A huge reason that CVE has been valuable is the focus on simplicity, and the rejection (or deflection) of requests to do more. The simplicity of the system allows others to layer on things like CVSS, to the point where people conflate and refer to CVE scores. Adding enrichment doesn’t require coordination with CVE, it requires an RSS feed from them.

CVEs are generally public, and the faster CVEs are public, the more useful they are. Generally, CVEs don’t have enough data to point to an 0day. There’s a lot of people who think that more opacity will serve the program, and I disagree. CVE ran very publicly, with the mail archives being public, and that’s to everyone’s benefit, even with the kerfuffle.

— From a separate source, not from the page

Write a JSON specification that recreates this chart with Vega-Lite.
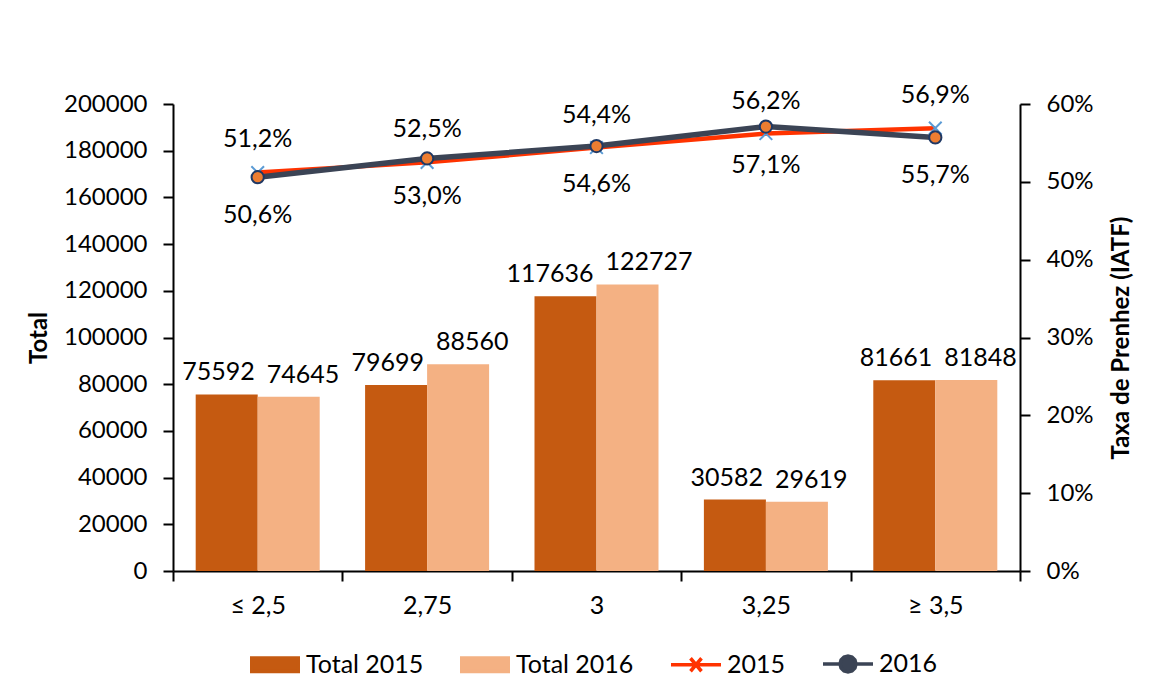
{
  "$schema": "https://vega.github.io/schema/vega-lite/v6.json",
  "width": 847,
  "height": 467,
  "autosize": {"type": "none"},
  "padding": {"left": 173, "top": 104, "right": 129, "bottom": 129},
  "background": "white",
  "datasets": {
    "totais": [
      {"faixa": "≤ 2,5", "serie": "Total 2015", "total": 75592},
      {"faixa": "≤ 2,5", "serie": "Total 2016", "total": 74645},
      {"faixa": "2,75", "serie": "Total 2015", "total": 79699},
      {"faixa": "2,75", "serie": "Total 2016", "total": 88560},
      {"faixa": "3", "serie": "Total 2015", "total": 117636},
      {"faixa": "3", "serie": "Total 2016", "total": 122727},
      {"faixa": "3,25", "serie": "Total 2015", "total": 30582},
      {"faixa": "3,25", "serie": "Total 2016", "total": 29619},
      {"faixa": "≥ 3,5", "serie": "Total 2015", "total": 81661},
      {"faixa": "≥ 3,5", "serie": "Total 2016", "total": 81848}
    ],
    "taxas": [
      {"faixa": "≤ 2,5", "serie": "2015", "taxa": 0.512},
      {"faixa": "2,75", "serie": "2015", "taxa": 0.525},
      {"faixa": "3", "serie": "2015", "taxa": 0.544},
      {"faixa": "3,25", "serie": "2015", "taxa": 0.562},
      {"faixa": "≥ 3,5", "serie": "2015", "taxa": 0.569},
      {"faixa": "≤ 2,5", "serie": "2016", "taxa": 0.506},
      {"faixa": "2,75", "serie": "2016", "taxa": 0.530},
      {"faixa": "3", "serie": "2016", "taxa": 0.546},
      {"faixa": "3,25", "serie": "2016", "taxa": 0.571},
      {"faixa": "≥ 3,5", "serie": "2016", "taxa": 0.557}
    ]
  },
  "encoding": {
    "x": {
      "field": "faixa",
      "type": "nominal",
      "sort": ["≤ 2,5", "2,75", "3", "3,25", "≥ 3,5"],
      "scale": {"paddingInner": 0, "paddingOuter": 0},
      "axis": {
        "title": null,
        "labelAngle": 0,
        "tickBand": "extent",
        "domainColor": "black",
        "domainWidth": 2,
        "tickColor": "black",
        "tickWidth": 2,
        "tickSize": 10,
        "labelFont": "Lato",
        "labelFontSize": 25,
        "labelColor": "black",
        "labelPadding": 12
      }
    }
  },
  "layer": [
    {
      "data": {"name": "totais"},
      "encoding": {
        "y": {
          "field": "total",
          "type": "quantitative",
          "scale": {"domain": [0, 200000], "nice": false},
          "axis": {
            "orient": "left",
            "title": "Total",
            "values": [0, 20000, 40000, 60000, 80000, 100000, 120000, 140000, 160000, 180000, 200000],
            "format": "d",
            "grid": false,
            "domainColor": "black",
            "domainWidth": 2,
            "tickColor": "black",
            "tickWidth": 2,
            "tickSize": 10,
            "labelFont": "Lato",
            "labelFontSize": 24,
            "labelColor": "black",
            "labelPadding": 16,
            "titleFont": "Lato",
            "titleFontSize": 24,
            "titleFontWeight": "bold",
            "titleColor": "black",
            "titlePadding": 12
          }
        }
      },
      "layer": [
        {
          "mark": {"type": "bar"},
          "encoding": {
            "xOffset": {"field": "serie", "type": "nominal", "scale": {"paddingInner": 0, "paddingOuter": 0.366}},
            "color": {
              "field": "serie",
              "type": "nominal",
              "scale": {"domain": ["Total 2015", "Total 2016", "2015", "2016"], "range": ["#C55A11", "#F4B183", "#FF3300", "#3B4455"]}
            }
          }
        },
        {
          "transform": [{"filter": "datum.serie == 'Total 2015'"}],
          "mark": {"type": "text", "dy": -14, "dx": -3, "align": "right", "font": "Lato", "fontSize": 25, "color": "black", "baseline": "alphabetic"},
          "encoding": {
            "text": {"field": "total", "type": "quantitative", "format": "d"}
          }
        },
        {
          "transform": [{"filter": "datum.serie == 'Total 2016'"}],
          "mark": {"type": "text", "dy": -14, "dx": 9, "align": "left", "font": "Lato", "fontSize": 25, "color": "black", "baseline": "alphabetic"},
          "encoding": {
            "text": {"field": "total", "type": "quantitative", "format": "d"}
          }
        }
      ]
    },
    {
      "data": {"name": "taxas"},
      "encoding": {
        "y": {
          "field": "taxa",
          "type": "quantitative",
          "scale": {"domain": [0, 0.6], "nice": false},
          "axis": {
            "orient": "right",
            "title": "Taxa de Prenhez (IATF)",
            "values": [0, 0.1, 0.2, 0.3, 0.4, 0.5, 0.6],
            "format": ".0%",
            "grid": false,
            "domainColor": "black",
            "domainWidth": 2,
            "tickColor": "black",
            "tickWidth": 2,
            "tickSize": 10,
            "labelFont": "Lato",
            "labelFontSize": 24,
            "labelColor": "black",
            "labelPadding": 16,
            "titleFont": "Lato",
            "titleFontSize": 24,
            "titleFontWeight": "bold",
            "titleColor": "black",
            "titleAngle": 270,
            "titlePadding": 40
          }
        }
      },
      "layer": [
        {
          "transform": [{"filter": "datum.serie == '2015'"}],
          "mark": {"type": "line", "strokeWidth": 4.5},
          "encoding": {
            "color": {"field": "serie", "type": "nominal", "scale": {"domain": ["Total 2015", "Total 2016", "2015", "2016"], "range": ["#C55A11", "#F4B183", "#FF3300", "#3B4455"]}}
          }
        },
        {
          "transform": [{"filter": "datum.serie == '2015'"}],
          "mark": {"type": "point", "shape": "M-1,-1L1,1M-1,1L1,-1", "filled": false, "stroke": "#5B9BD5", "strokeWidth": 2, "size": 160, "opacity": 1}
        },
        {
          "transform": [{"filter": "datum.serie == '2016'"}],
          "mark": {"type": "line", "strokeWidth": 5.5},
          "encoding": {
            "color": {
              "field": "serie",
              "type": "nominal",
              "scale": {"domain": ["Total 2015", "Total 2016", "2015", "2016"], "range": ["#C55A11", "#F4B183", "#FF3300", "#3B4455"]},
              "legend": {
                "orient": "none",
                "legendX": 75,
                "legendY": 533,
                "direction": "horizontal",
                "title": null,
                "labelFont": "Lato",
                "labelFontSize": 25,
                "labelColor": "black",
                "symbolSize": 2500,
                "columnPadding": 30,
                "labelOffset": 4,
                "encode": {
                  "symbols": {
                    "update": {
                      "shape": {"signal": "(datum.value == 'Total 2015' || datum.value == 'Total 2016') ? 'M-0.93,-0.27H0.93V0.27H-0.93Z' : (datum.value == '2016' ? 'M-1,0H-0.32M0.32,0H1M0.32,0L0.277,0.16L0.16,0.277L0,0.32L-0.16,0.277L-0.277,0.16L-0.32,0L-0.277,-0.16L-0.16,-0.277L0,-0.32L0.16,-0.277L0.277,-0.16Z' : 'M-1,0H1M-0.22,-0.26L0.22,0.26M-0.22,0.26L0.22,-0.26')"},
                      "fill": {"signal": "datum.value == 'Total 2015' ? '#C55A11' : (datum.value == 'Total 2016' ? '#F4B183' : (datum.value == '2016' ? '#ED7D31' : 'transparent'))"},
                      "stroke": {"signal": "datum.value == 'Total 2015' ? '#C55A11' : (datum.value == 'Total 2016' ? '#F4B183' : (datum.value == '2016' ? '#3B4455' : '#FF3300'))"},
                      "strokeWidth": {"value": 3.5},
                      "opacity": {"value": 1},
                      "fillOpacity": {"value": 1},
                      "strokeOpacity": {"value": 1}
                    }
                  }
                }
              }
            }
          }
        },
        {
          "transform": [{"filter": "datum.serie == '2016'"}],
          "mark": {"type": "point", "shape": "circle", "filled": true, "fill": "#ED7D31", "stroke": "#1F3864", "strokeWidth": 2, "size": 150, "opacity": 1}
        },
        {
          "transform": [{"filter": "datum.serie == '2015'"}],
          "mark": {"type": "text", "dy": -25, "font": "Lato", "fontSize": 25, "color": "black", "baseline": "alphabetic"},
          "encoding": {"text": {"field": "taxa", "type": "quantitative", "format": ".1%"}}
        },
        {
          "transform": [{"filter": "datum.serie == '2016'"}],
          "mark": {"type": "text", "dy": 46, "font": "Lato", "fontSize": 25, "color": "black", "baseline": "alphabetic"},
          "encoding": {"text": {"field": "taxa", "type": "quantitative", "format": ".1%"}}
        }
      ]
    }
  ],
  "resolve": {"scale": {"y": "independent"}},
  "config": {
    "font": "Lato",
    "view": {"stroke": null},
    "axis": {"grid": false},
    "locale": {
      "number": {"decimal": ",", "thousands": ".", "grouping": [3], "currency": ["", ""]}
    }
  }
}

What problem do you want to solve?

A lot of the folks who are asking what comes next lack clarity on what they want to do. That’s fine, but it’s also the first thing to settle. When I talk about why we start threat modeling with the question “what are we working on,” I often say that if I come into a room and people can’t answer that question, we can’t do a lot of threat modeling. As we start to answer it, we can get into the question of “what can go wrong?”

If funding is the thing you want to settle, Jen Easterly lays out an important argument, which is that naming is likely a public good. She points out the conflict of interest in letting companies control that, and I’ll add — companies are incredibly opposed to even breach disclosure laws, admitting when they’ve been vicitmized. She’s right that letting them control vuln naming...while, there’s an obvious answer to what can go wrong.

There’s a bit of an elephant in the room when the former director of the Cyber Security and Infrastructure Security Agency of The United States talks about the public good. Perhaps other countries feel that the US view of the public good excludes their public, or that the English-centered nature of CVE should be corrected, or that the US government is now less focused on public good than it has been.

Those concerns are unlikely to be raised in tweets or blog posts, but that doesn’t obviate them. My perspective is that MITRE has the organizational maturity to handle them, and alternate hosts who would do better are ... rare.

If you want to improve the CVE, the first step is identifying the problem. If the problem is funding, I believe that MITRE’s Center for Threat Informed Defense is standing by for donations.

If the problem is something else, start by explaining what it is.